For cruise lines, this is also a complex signal. Demand for private and semi-private day destinations remains strong because they provide control over service, security, logistics, and passenger spending. However, regulators and communities are increasingly looking not only at the volume of investment but also at what remains after the liner arrives: whether infrastructure outside the port improves, whether small businesses and local workers receive a real share of income, and whether the state of ecosystems that make the destination attractive does not deteriorate.

What Travelers Should Pay Attention To

Those who are already planning a cruise or a trip to Costa Maya should not perceive the news as the closure of the region to tourism. On the contrary, Mexico's official rhetoric now emphasizes that tourism in Mahahual should exist, but with different scales and rules. In practice, this means that travelers should check current cruise itineraries, the availability of excursions at the port of Costa Maya, the state of the beaches, the sargassum season, transport to the town of Mahahual, and the operation of local operators. During the transition period, changes in excursion offers are possible, but the basic tourism activity of the region should not disappear.

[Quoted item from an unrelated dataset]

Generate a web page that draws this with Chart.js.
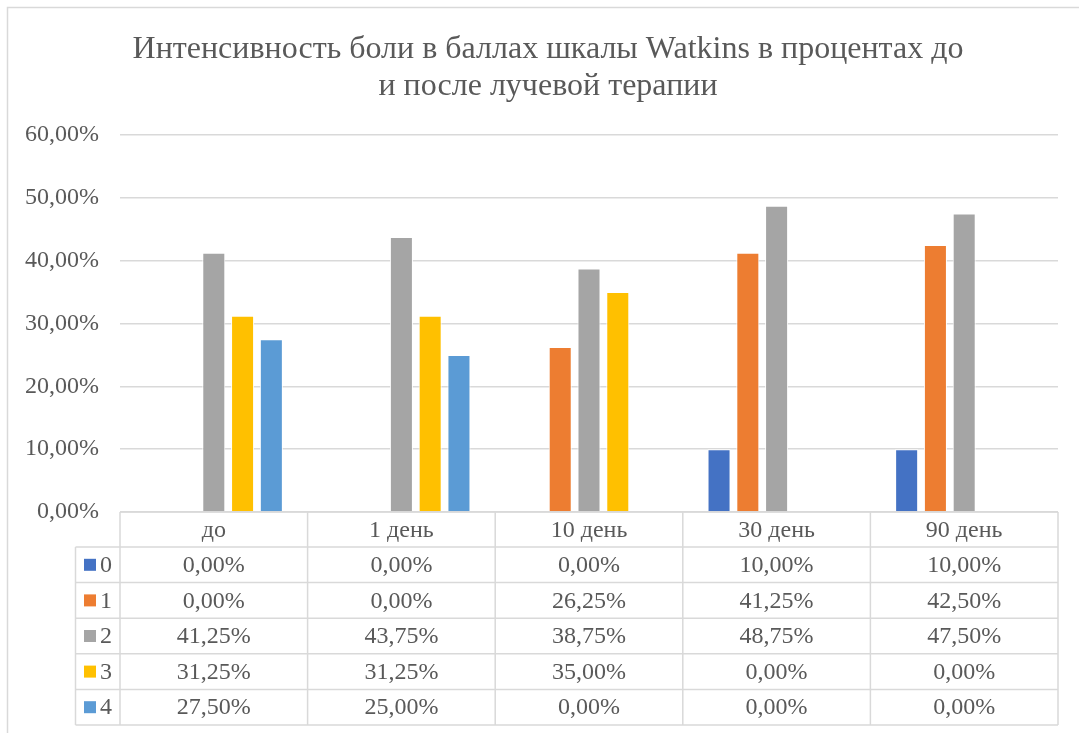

For independent tourists, it is important to understand: ecotourism does not always mean a cheaper or simpler vacation. Often it means smaller groups, local guides, stricter rules of conduct near reefs, restrictions on plastic, and a more attentive attitude toward water and waste. But such a format can provide a higher quality experience if the traveler is looking for not just pools and attractions, but a living contact with the place.

Conclusion

Mexico's decision to prepare a special protection regime for Mahahual shows that the tourism policy of the Caribbean coast is entering a new phase. Large investments are no longer perceived as an unconditional benefit if they threaten the natural foundation of the destination or do not provide clear benefits to the community. For tourists, this means more attention to the quality of the destination, not just the number of entertainment options. For the market, it is a reminder that the future of beach and cruise tourism will depend on the capacity to combine profit, ecological limits, and local participation. Mahahual may become not only a place of a canceled mega-project but a test of whether a popular region can change its development model before the pressure becomes irreversible.